Adjunct Professor Joe Magnant has been in a prime position to observe the program’s ebbs and flows over the past three decades. For 15 of those years, he’s been riding the current along with the college as one of its go-to educators in the Entrepreneurial Mindset course.
A Long-Standing Passion Project
Magnant is still as passionate about the content as he was when he first attended Ice House facilitator certification training and met Gary Schoeniger, CEO of The Entrepreneurial Learning Initiative, and Clifton Taulbert, whose experiences inspired the book Who Owns the Ice House? Eight Life Lessons from an Unlikely Entrepreneur.
“There’s nothing new or revolutionary in the Ice House model, but it groups the key elements of a successful future in a way people can understand. I often phrase it as ‘things your mama taught you, but you might have forgotten,’” Magnant said.
ELI, JCCC, and the Ewing Marion Kauffman Foundation (a Kansas City-area nonprofit that fosters entrepreneurship) worked closely on rolling out the Ice House model at the secondary level for many years. They collaborated to develop course materials and ensured ELI’s curriculum met colleges’ rigorous criteria for student outcomes.

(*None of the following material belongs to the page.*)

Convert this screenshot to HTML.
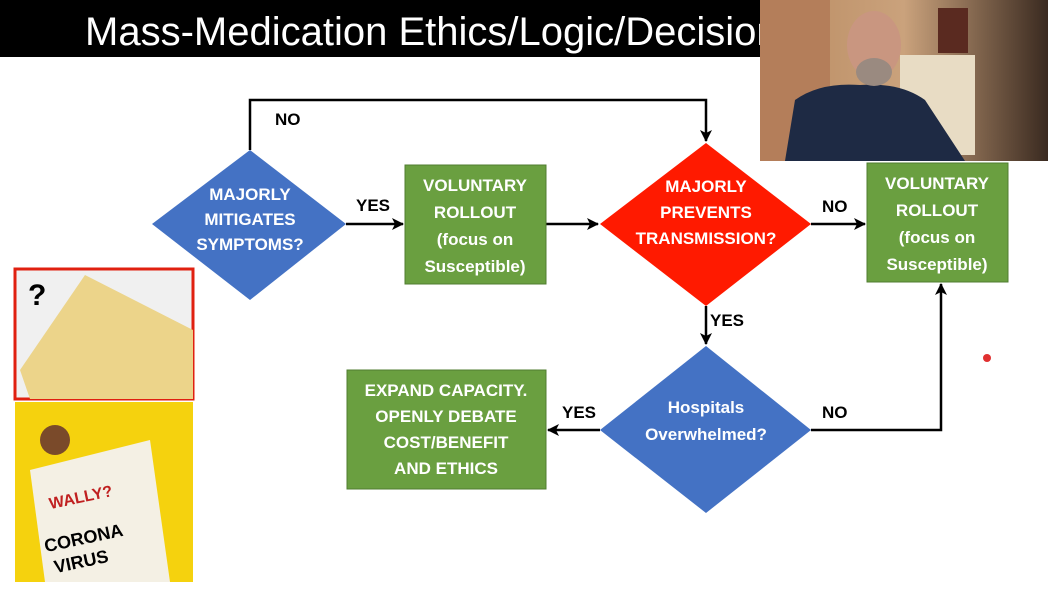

JCCC professors helped develop assignments, reflections, and activities that are still used widely today.
Magnant credits former JCCC Professor and Chair of Entrepreneurship Donna Duffey with shaping the implementation of the Ice House model on campus and instilling an entrepreneurial mindset in her colleagues in ways that have stood the test of time. For example, in the transition to online learning during the COVID pandemic, JCCC was “very proactive in rethinking how education is delivered via online and blended courses,” Magnant said.
‘A Critical Success Factor’
For the past several years, Magnant has taught Entrepreneurial Mindset courses exclusively online in an asynchronous format. He has noticed that the students drawn to it tend to be very committed to developing their skills and knowledge in pursuit of opportunities to create value for others. “These are people who have taken responsibility for doing what needs to be done,” he said.
Many of his students are on the path to receiving associate degrees. Some are also seeking JCCC’s entrepreneurship certificate. It includes four courses that cover the fundamentals of successful self-employment: Introduction to Entrepreneurship, Entrepreneurial Mindset, Operational Analysis, and Business Planning. Because faculty can leverage the content so well into other programs, their majors might be as diverse as culinary, horticulture, fashion design, or HVAC.
Magnant emphasizes to his students that the eight life lessons—things like personal choice, community, persistence, and knowledge—are necessary whether they go on to start their own businesses or not. “They’re a critical success factor in business as well as individual growth,” he said.
With more than 35 years as an adjunct professor under his belt—concurrent with a 30-year career as a software engineer at Hallmark—Magnant feels a strong sense of pride in JCCC’s accomplishments at the vanguard of leveraging the Ice House model into its courses. It navigated the difficult process of change and continued to grow and learn from its own successes and challenges.
Magnant isn’t quite ready to retire from leading Entrepreneurial Mindset courses at JCCC. Not because he loves lecturing online, but because he loves that it allows him to start students on a proven path to achieving their goals and making an impact on the world. “This is why I do what I do,” he said.